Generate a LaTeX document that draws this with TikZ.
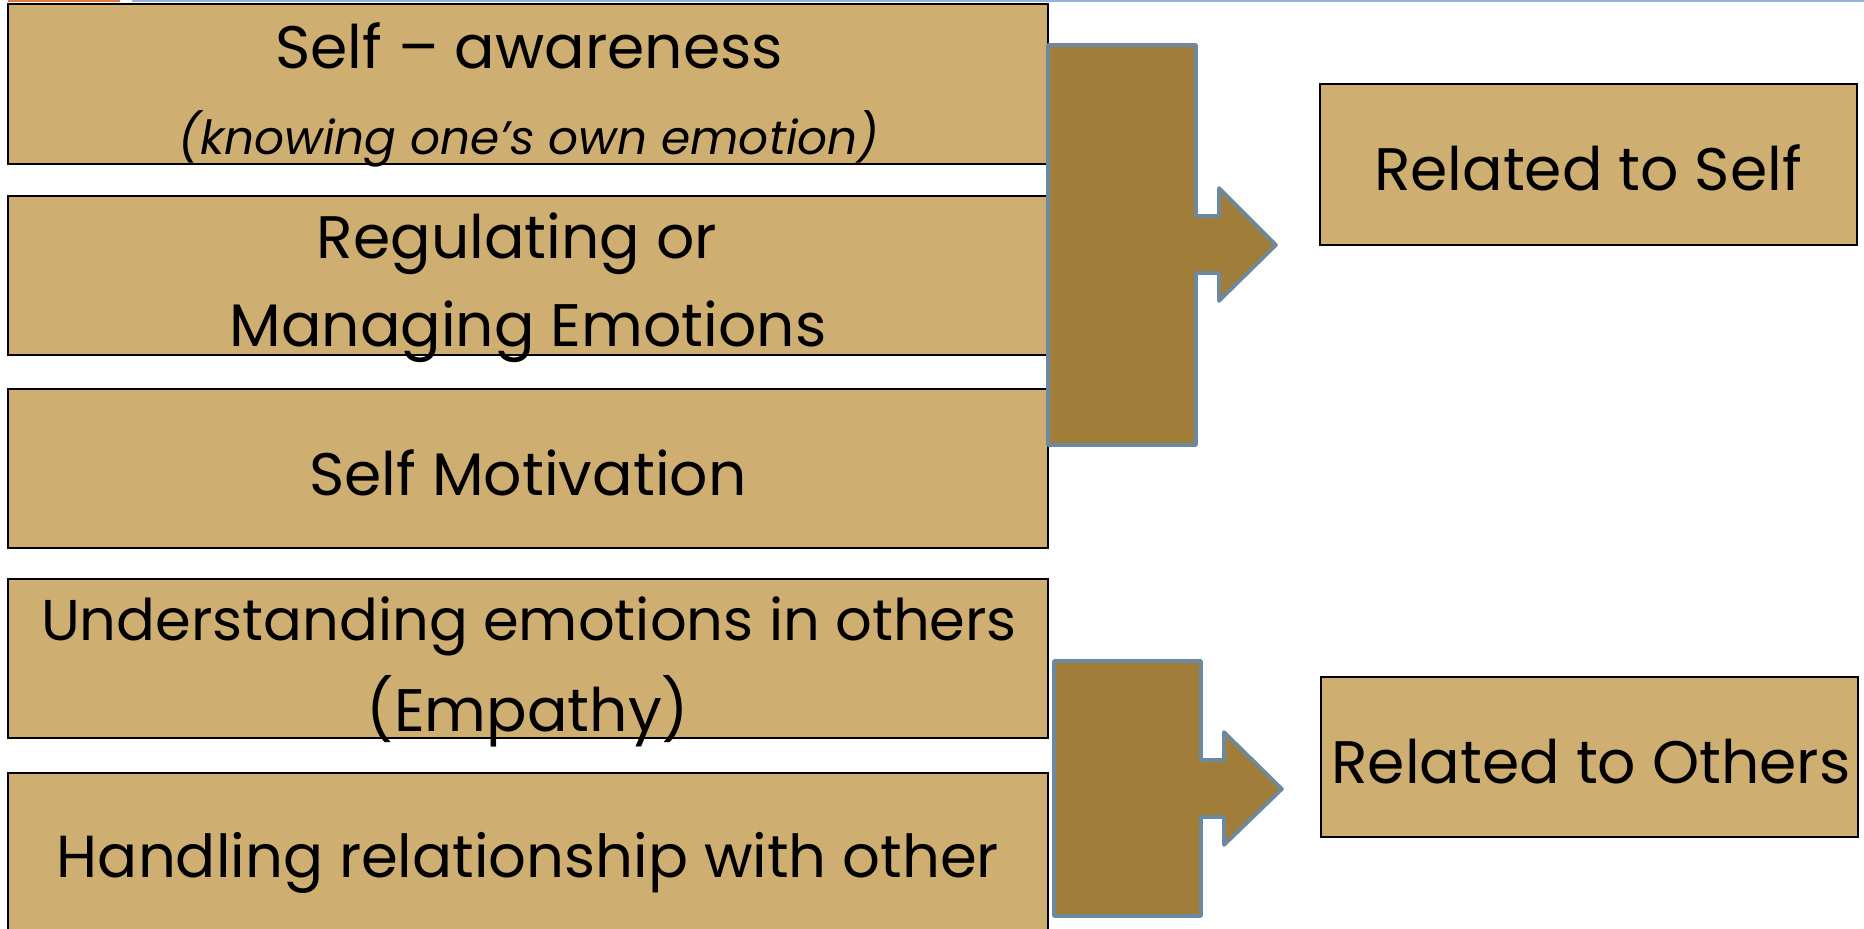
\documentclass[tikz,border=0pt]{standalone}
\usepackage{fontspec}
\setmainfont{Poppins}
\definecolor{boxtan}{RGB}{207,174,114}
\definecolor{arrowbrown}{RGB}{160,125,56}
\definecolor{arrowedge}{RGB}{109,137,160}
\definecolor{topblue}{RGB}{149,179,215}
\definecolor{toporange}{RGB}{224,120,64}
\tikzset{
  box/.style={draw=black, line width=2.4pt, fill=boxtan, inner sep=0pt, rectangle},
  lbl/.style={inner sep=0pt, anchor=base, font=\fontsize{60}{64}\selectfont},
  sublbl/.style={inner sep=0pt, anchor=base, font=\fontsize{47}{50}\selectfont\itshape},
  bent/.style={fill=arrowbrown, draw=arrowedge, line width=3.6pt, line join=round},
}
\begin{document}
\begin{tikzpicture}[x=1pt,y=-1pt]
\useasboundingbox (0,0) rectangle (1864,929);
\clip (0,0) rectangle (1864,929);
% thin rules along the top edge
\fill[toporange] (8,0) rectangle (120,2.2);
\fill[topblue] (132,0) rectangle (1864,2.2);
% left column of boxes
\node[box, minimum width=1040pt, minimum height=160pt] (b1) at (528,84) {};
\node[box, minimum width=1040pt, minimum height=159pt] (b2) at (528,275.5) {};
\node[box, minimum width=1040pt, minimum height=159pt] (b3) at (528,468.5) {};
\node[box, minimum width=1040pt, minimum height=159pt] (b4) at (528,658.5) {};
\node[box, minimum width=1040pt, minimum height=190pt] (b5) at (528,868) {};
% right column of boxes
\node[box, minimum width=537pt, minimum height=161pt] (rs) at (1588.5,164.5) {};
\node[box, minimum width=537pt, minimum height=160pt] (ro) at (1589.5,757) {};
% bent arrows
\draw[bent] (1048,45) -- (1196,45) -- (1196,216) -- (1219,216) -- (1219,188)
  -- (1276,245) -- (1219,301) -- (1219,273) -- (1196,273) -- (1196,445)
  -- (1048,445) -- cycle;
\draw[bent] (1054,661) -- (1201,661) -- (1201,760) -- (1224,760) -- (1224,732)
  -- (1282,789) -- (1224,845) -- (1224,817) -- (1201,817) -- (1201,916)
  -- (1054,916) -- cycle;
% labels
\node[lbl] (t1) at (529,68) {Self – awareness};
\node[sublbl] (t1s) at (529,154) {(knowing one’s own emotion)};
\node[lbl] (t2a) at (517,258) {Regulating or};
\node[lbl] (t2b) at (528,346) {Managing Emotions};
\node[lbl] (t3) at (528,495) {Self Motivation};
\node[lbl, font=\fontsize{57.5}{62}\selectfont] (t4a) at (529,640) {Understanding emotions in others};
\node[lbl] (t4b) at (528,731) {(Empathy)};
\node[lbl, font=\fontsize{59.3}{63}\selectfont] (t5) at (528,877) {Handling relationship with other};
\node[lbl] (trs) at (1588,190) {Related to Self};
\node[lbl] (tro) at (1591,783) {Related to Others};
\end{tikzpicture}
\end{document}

> _PROBLEM STATEMENT_: Print the complete listing exactly as it stands, without its pictures.

> _THE RESPONSE_:
Generate a LaTeX document that draws this with TikZ.
\documentclass[tikz,border=0pt]{standalone}
\usepackage{fontspec}
\setmainfont{Poppins}
\definecolor{boxtan}{RGB}{207,174,114}
\definecolor{arrowbrown}{RGB}{160,125,56}
\definecolor{arrowedge}{RGB}{109,137,160}
\definecolor{topblue}{RGB}{149,179,215}
\definecolor{toporange}{RGB}{224,120,64}
\tikzset{
  box/.style={draw=black, line width=2.4pt, fill=boxtan, inner sep=0pt, rectangle},
  lbl/.style={inner sep=0pt, anchor=base, font=\fontsize{60}{64}\selectfont},
  sublbl/.style={inner sep=0pt, anchor=base, font=\fontsize{47}{50}\selectfont\itshape},
  bent/.style={fill=arrowbrown, draw=arrowedge, line width=3.6pt, line join=round},
}
\begin{document}
\begin{tikzpicture}[x=1pt,y=-1pt]
\useasboundingbox (0,0) rectangle (1864,929);
\clip (0,0) rectangle (1864,929);
% thin rules along the top edge
\fill[toporange] (8,0) rectangle (120,2.2);
\fill[topblue] (132,0) rectangle (1864,2.2);
% left column of boxes
\node[box, minimum width=1040pt, minimum height=160pt] (b1) at (528,84) {};
\node[box, minimum width=1040pt, minimum height=159pt] (b2) at (528,275.5) {};
\node[box, minimum width=1040pt, minimum height=159pt] (b3) at (528,468.5) {};
\node[box, minimum width=1040pt, minimum height=159pt] (b4) at (528,658.5) {};
\node[box, minimum width=1040pt, minimum height=190pt] (b5) at (528,868) {};
% right column of boxes
\node[box, minimum width=537pt, minimum height=161pt] (rs) at (1588.5,164.5) {};
\node[box, minimum width=537pt, minimum height=160pt] (ro) at (1589.5,757) {};
% bent arrows
\draw[bent] (1048,45) -- (1196,45) -- (1196,216) -- (1219,216) -- (1219,188)
  -- (1276,245) -- (1219,301) -- (1219,273) -- (1196,273) -- (1196,445)
  -- (1048,445) -- cycle;
\draw[bent] (1054,661) -- (1201,661) -- (1201,760) -- (1224,760) -- (1224,732)
  -- (1282,789) -- (1224,845) -- (1224,817) -- (1201,817) -- (1201,916)
  -- (1054,916) -- cycle;
% labels
\node[lbl] (t1) at (529,68) {Self – awareness};
\node[sublbl] (t1s) at (529,154) {(knowing one’s own emotion)};
\node[lbl] (t2a) at (517,258) {Regulating or};
\node[lbl] (t2b) at (528,346) {Managing Emotions};
\node[lbl] (t3) at (528,495) {Self Motivation};
\node[lbl, font=\fontsize{57.5}{62}\selectfont] (t4a) at (529,640) {Understanding emotions in others};
\node[lbl] (t4b) at (528,731) {(Empathy)};
\node[lbl, font=\fontsize{59.3}{63}\selectfont] (t5) at (528,877) {Handling relationship with other};
\node[lbl] (trs) at (1588,190) {Related to Self};
\node[lbl] (tro) at (1591,783) {Related to Others};
\end{tikzpicture}
\end{document}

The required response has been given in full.